* [BRIEF]: Your task is to repeat the lines below exactly, excluding any pictures they contain.

* [PROVIDED MATERIAL]:
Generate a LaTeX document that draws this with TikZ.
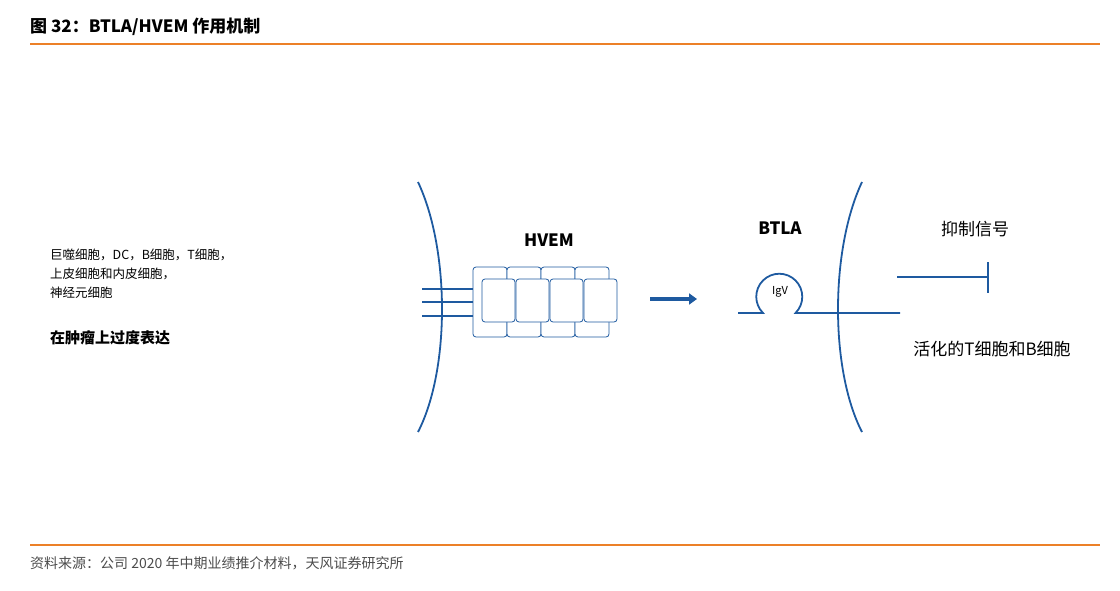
\documentclass[tikz,border=0pt]{standalone}
\usepackage{fontspec}
\usetikzlibrary{arrows.meta}
\setmainfont{Noto Sans CJK SC}
\definecolor{myorange}{RGB}{236,128,40}
\definecolor{bl}{RGB}{30,90,160}
\begin{document}
\begin{tikzpicture}[x=1pt,y=-1pt,
  bx/.style={line width=0.8pt,rounded corners=3pt,fill=white},
  lab/.style={font=\fontsize{12.5}{14}\selectfont,anchor=west,inner sep=0},
  bold/.style={font=\fontsize{17}{19}\selectfont\bfseries,inner sep=0}]
\useasboundingbox (0,0) rectangle (1120,591);
\node[anchor=west,inner sep=0,font=\fontsize{17}{19}\selectfont\bfseries] (title) at (30,27) {图 32：BTLA/HVEM 作用机制};
\draw[myorange,line width=1.2pt] (30,44) -- (1100,44);
\draw[myorange,line width=1.2pt] (30,545) -- (1100,545);
\node[anchor=west,inner sep=0,font=\fontsize{14}{16}\selectfont,text=black!70] (src) at (30,563) {资料来源：公司 2020 年中期业绩推介材料，天风证券研究所};
\node[lab] (l1) at (50,255) {巨噬细胞，DC，B细胞，T细胞，};
\node[lab] (l2) at (50,274) {上皮细胞和内皮细胞，};
\node[lab] (l3) at (50,293) {神经元细胞};
\node[lab,font=\fontsize{15}{17}\selectfont\bfseries] (l4) at (50,338) {在肿瘤上过度表达};
\draw[draw=bl,line width=1.8pt] (418,182) .. controls (450,250) and (450,370) .. (418,432);
\draw[draw=bl,line width=1.8pt] (862,182) .. controls (830,250) and (830,370) .. (862,432);
\foreach \y in {289,302,316} \draw[bl,line width=1.3pt] (422,\y) -- (482,\y);
\foreach \i in {0,1,2,3} \draw[bx,draw=bl] ({473+34*\i},267) rectangle ({507+34*\i},337);
\foreach \i in {0,1,2,3} \draw[bx,draw=bl] ({482+34*\i},279) rectangle ({515+34*\i},322);
\node[bold] (hvem) at (549,240) {HVEM};
\node[bold] (btla) at (780,228) {BTLA};
\draw[bl,line width=4pt,-{Triangle[length=8pt,width=11pt]}] (650,299) -- (697,299);
\draw[bl,line width=1.8pt] (738,313) -- (763,313) arc[start angle=135,end angle=405,radius=23] -- (900,313);
\node[inner sep=0,font=\fontsize{11}{13}\selectfont] (igv) at (780,292) {IgV};
\draw[bl,line width=2.2pt] (897,277) -- (988,277);
\draw[bl,line width=2.2pt] (988,262) -- (988,293);
\node[inner sep=0,font=\fontsize{17}{19}\selectfont] (inh) at (975,229) {抑制信号};
\node[inner sep=0,font=\fontsize{17}{19}\selectfont] (act) at (992,349) {活化的T细胞和B细胞};
\end{tikzpicture}
\end{document}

* [THE RESPONSE]:
Generate a LaTeX document that draws this with TikZ.
\documentclass[tikz,border=0pt]{standalone}
\usepackage{fontspec}
\usetikzlibrary{arrows.meta}
\setmainfont{Noto Sans CJK SC}
\definecolor{myorange}{RGB}{236,128,40}
\definecolor{bl}{RGB}{30,90,160}
\begin{document}
\begin{tikzpicture}[x=1pt,y=-1pt,
  bx/.style={line width=0.8pt,rounded corners=3pt,fill=white},
  lab/.style={font=\fontsize{12.5}{14}\selectfont,anchor=west,inner sep=0},
  bold/.style={font=\fontsize{17}{19}\selectfont\bfseries,inner sep=0}]
\useasboundingbox (0,0) rectangle (1120,591);
\node[anchor=west,inner sep=0,font=\fontsize{17}{19}\selectfont\bfseries] (title) at (30,27) {图 32：BTLA/HVEM 作用机制};
\draw[myorange,line width=1.2pt] (30,44) -- (1100,44);
\draw[myorange,line width=1.2pt] (30,545) -- (1100,545);
\node[anchor=west,inner sep=0,font=\fontsize{14}{16}\selectfont,text=black!70] (src) at (30,563) {资料来源：公司 2020 年中期业绩推介材料，天风证券研究所};
\node[lab] (l1) at (50,255) {巨噬细胞，DC，B细胞，T细胞，};
\node[lab] (l2) at (50,274) {上皮细胞和内皮细胞，};
\node[lab] (l3) at (50,293) {神经元细胞};
\node[lab,font=\fontsize{15}{17}\selectfont\bfseries] (l4) at (50,338) {在肿瘤上过度表达};
\draw[draw=bl,line width=1.8pt] (418,182) .. controls (450,250) and (450,370) .. (418,432);
\draw[draw=bl,line width=1.8pt] (862,182) .. controls (830,250) and (830,370) .. (862,432);
\foreach \y in {289,302,316} \draw[bl,line width=1.3pt] (422,\y) -- (482,\y);
\foreach \i in {0,1,2,3} \draw[bx,draw=bl] ({473+34*\i},267) rectangle ({507+34*\i},337);
\foreach \i in {0,1,2,3} \draw[bx,draw=bl] ({482+34*\i},279) rectangle ({515+34*\i},322);
\node[bold] (hvem) at (549,240) {HVEM};
\node[bold] (btla) at (780,228) {BTLA};
\draw[bl,line width=4pt,-{Triangle[length=8pt,width=11pt]}] (650,299) -- (697,299);
\draw[bl,line width=1.8pt] (738,313) -- (763,313) arc[start angle=135,end angle=405,radius=23] -- (900,313);
\node[inner sep=0,font=\fontsize{11}{13}\selectfont] (igv) at (780,292) {IgV};
\draw[bl,line width=2.2pt] (897,277) -- (988,277);
\draw[bl,line width=2.2pt] (988,262) -- (988,293);
\node[inner sep=0,font=\fontsize{17}{19}\selectfont] (inh) at (975,229) {抑制信号};
\node[inner sep=0,font=\fontsize{17}{19}\selectfont] (act) at (992,349) {活化的T细胞和B细胞};
\end{tikzpicture}
\end{document}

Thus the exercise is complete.